Reproduce nothing but the lines from the start of the material through the line that includes "ha='right', va='baseline', fontsize=22.5)", both ends included, and omit every picture.

• Data shown:
..............................

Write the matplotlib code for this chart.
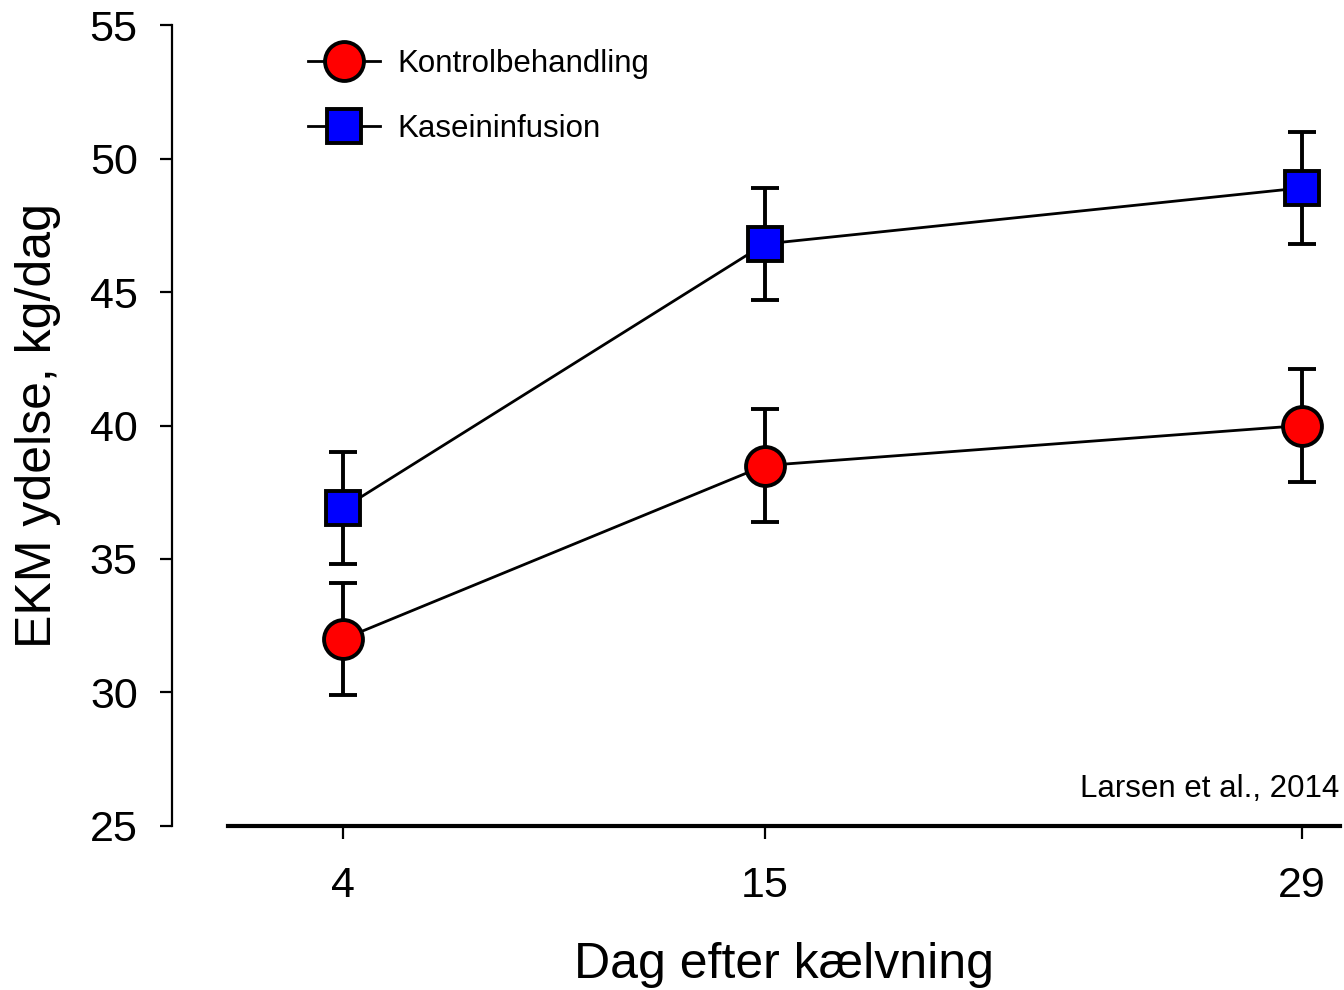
import matplotlib.pyplot as plt
from matplotlib.lines import Line2D

plt.rcParams['font.family'] = ['Liberation Sans', 'DejaVu Sans']

days = [4, 15, 29]
kontrol = [32.0, 38.5, 40.0]
kontrol_err = [2.1, 2.1, 2.1]
kasein = [36.9, 46.8, 48.9]
kasein_err = [2.1, 2.1, 2.1]
y_ticks = [25, 30, 35, 40, 45, 50, 55]


def main():
    fig = plt.figure(figsize=(13.44, 9.9), dpi=100)
    ax = fig.add_axes([0.1696, 0.1657, 0.8274, 0.809])

    # Kontrolbehandling (rode cirkler)
    ax.errorbar(days, kontrol, yerr=kontrol_err, color='black', lw=2.0,
                elinewidth=2.8, capsize=10, capthick=2.8, marker='o',
                markersize=28, markerfacecolor='#ff0000',
                markeredgecolor='black', markeredgewidth=2.8, zorder=3)

    # Kaseininfusion (blaa firkanter)
    ax.errorbar(days, kasein, yerr=kasein_err, color='black', lw=2.0,
                elinewidth=2.8, capsize=10, capthick=2.8, marker='s',
                markersize=25, markerfacecolor='#0000ff',
                markeredgecolor='black', markeredgewidth=2.8, zorder=3)

    ax.set_xlim(1, 30)
    ax.set_ylim(25, 55)
    ax.set_xticks(days)
    ax.set_yticks(y_ticks)

    ax.spines['top'].set_visible(False)
    ax.spines['right'].set_visible(False)
    ax.spines['left'].set_position(('outward', 40))
    ax.spines['left'].set_linewidth(1.6)
    ax.spines['bottom'].set_linewidth(3)

    ax.tick_params(axis='y', labelsize=31, width=1.6, length=9, pad=16)
    ax.tick_params(axis='x', labelsize=31, width=1.6, length=9, pad=20)

    ax.set_ylabel('EKM ydelse, kg/dag', fontsize=36)
    ax.yaxis.set_label_coords(-0.150, 0.5)
    ax.set_xlabel('Dag efter kælvning', fontsize=36)
    ax.xaxis.set_label_coords(0.5, -0.145)

    ax.text(0.999, 0.036, 'Larsen et al., 2014', transform=ax.transAxes,
            ha='right', va='baseline', fontsize=22.5)

    # legende uden fejllinjer
    handles = [
        Line2D([], [], color='black', lw=2.0, marker='o', markersize=28,
               markerfacecolor='#ff0000', markeredgecolor='black',
               markeredgewidth=2.8),
        Line2D([], [], color='black', lw=2.0, marker='s', markersize=25,
               markerfacecolor='#0000ff', markeredgecolor='black',
               markeredgewidth=2.8),
    ]
    ax.legend(handles, ['Kontrolbehandling', 'Kaseininfusion'],
              loc='upper left', bbox_to_anchor=(0.072, 0.970),
              fontsize=22.5, frameon=False, handlelength=2.3,
              labelspacing=1.12, handletextpad=0.57, borderpad=0,
              borderaxespad=0)

    plt.savefig('out.png', dpi=100)


if __name__ == '__main__':
    main()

..............................

• Result of the exercise:
Write the matplotlib code for this chart.
import matplotlib.pyplot as plt
from matplotlib.lines import Line2D

plt.rcParams['font.family'] = ['Liberation Sans', 'DejaVu Sans']

days = [4, 15, 29]
kontrol = [32.0, 38.5, 40.0]
kontrol_err = [2.1, 2.1, 2.1]
kasein = [36.9, 46.8, 48.9]
kasein_err = [2.1, 2.1, 2.1]
y_ticks = [25, 30, 35, 40, 45, 50, 55]


def main():
    fig = plt.figure(figsize=(13.44, 9.9), dpi=100)
    ax = fig.add_axes([0.1696, 0.1657, 0.8274, 0.809])

    # Kontrolbehandling (rode cirkler)
    ax.errorbar(days, kontrol, yerr=kontrol_err, color='black', lw=2.0,
                elinewidth=2.8, capsize=10, capthick=2.8, marker='o',
                markersize=28, markerfacecolor='#ff0000',
                markeredgecolor='black', markeredgewidth=2.8, zorder=3)

    # Kaseininfusion (blaa firkanter)
    ax.errorbar(days, kasein, yerr=kasein_err, color='black', lw=2.0,
                elinewidth=2.8, capsize=10, capthick=2.8, marker='s',
                markersize=25, markerfacecolor='#0000ff',
                markeredgecolor='black', markeredgewidth=2.8, zorder=3)

    ax.set_xlim(1, 30)
    ax.set_ylim(25, 55)
    ax.set_xticks(days)
    ax.set_yticks(y_ticks)

    ax.spines['top'].set_visible(False)
    ax.spines['right'].set_visible(False)
    ax.spines['left'].set_position(('outward', 40))
    ax.spines['left'].set_linewidth(1.6)
    ax.spines['bottom'].set_linewidth(3)

    ax.tick_params(axis='y', labelsize=31, width=1.6, length=9, pad=16)
    ax.tick_params(axis='x', labelsize=31, width=1.6, length=9, pad=20)

    ax.set_ylabel('EKM ydelse, kg/dag', fontsize=36)
    ax.yaxis.set_label_coords(-0.150, 0.5)
    ax.set_xlabel('Dag efter kælvning', fontsize=36)
    ax.xaxis.set_label_coords(0.5, -0.145)

    ax.text(0.999, 0.036, 'Larsen et al., 2014', transform=ax.transAxes,
            ha='right', va='baseline', fontsize=22.5)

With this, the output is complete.